Der Weinbau in unserer Gegend wurde von den Bauern mehrheitlich zur Selbstversorgung betrieben. Das zeigt uns die erste systematische Erfassung der Liegenschaften und deren Besitzer aus dem Jahre 1801. Von den 133 Bonstetter Liegenschaftsbesitzer bewirtschaften 84 einen eigenen Weinberg. Bonstetten hatte damals ca. 800 Einwohner. Der kleinste Rebberg hatte eine Fläche von 225 m2 und der Grösste eine solche von 1400 m2. In einer Karte aus dem Jahre 1900 sind im Gebiet unter der heutigen Strasse Richtung Islisberg 17 Räbhüsli eingezeichnet, heute ist nur noch ein Exemplar erhalten, es soll in Kürze abgerissen werden. Eine Karte aus dem Jahre 1880 zeigt, dass neben dem grössten Gebiet im Sol auch auf dem Giebel, Chäseren und Buen kleine Weinberge vorhanden waren. Ja sogar oberhalb des Dorfes im Späten und Rüti gab es gut 500 m2 Rebland. Im Jahr 1814 kultivierten die Bonstetter auf einer Fläche von 8.8 ha Weintrauben. Leider wissen wir heute nicht mehr welche Traubensorten in Bonstetten angebaut wurden, vermutlich war es die alte und robuste Blauburgunder Traube. Aber auch die alte weisse Rebsorte, der Räuschling könnte verwendet worden sein.

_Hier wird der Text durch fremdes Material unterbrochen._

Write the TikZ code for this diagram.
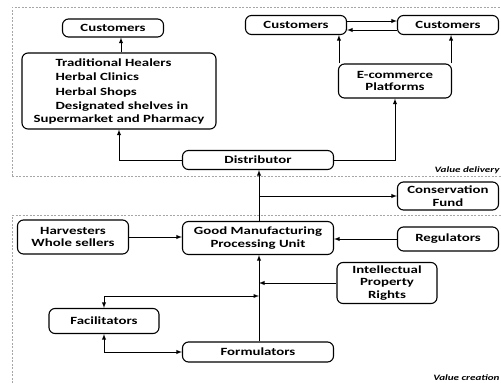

Das oben erwähnte Liegenschaftsverzeichnis weist die detaillierten Flächen pro Besitzer für Acker, Weiden, Obstgärten, Reben, Anteile an Holz und Weide, aber auch Hanfgärten aus. Diese lagen immer in Dorfnähe z.B. Hofwies und Eiacher, jedoch mehrheitlich in der heutigen Büelmatt. Hanf diente neben Flachs vor Einführung der Baumwolle als hauptsächlicher Faserlieferant für die Textilherstellung. Ungefähr die Hälfte der Bonstetter Grundbesitzer baute Flachs und Hanf auf einer Fläche von 2.3 ha an.
Rebberge in der Gemeinde Bonstetten in der Siegfriedkarte aus dem Jahre 1880.
Die renovierte Trockenmauer soll zukünftig so gepflegt werden, dass sie möglichst lange erhalten bleibt und der Natur bestmöglichst dient. Ziel ist es, dass möglichst viele Tiere wie Eidechsen, RIngelnatter oder Amphibien die Mauer und die nahe Umgebung als Rückzugsort und Nahrungssuchgebiet nutzen können.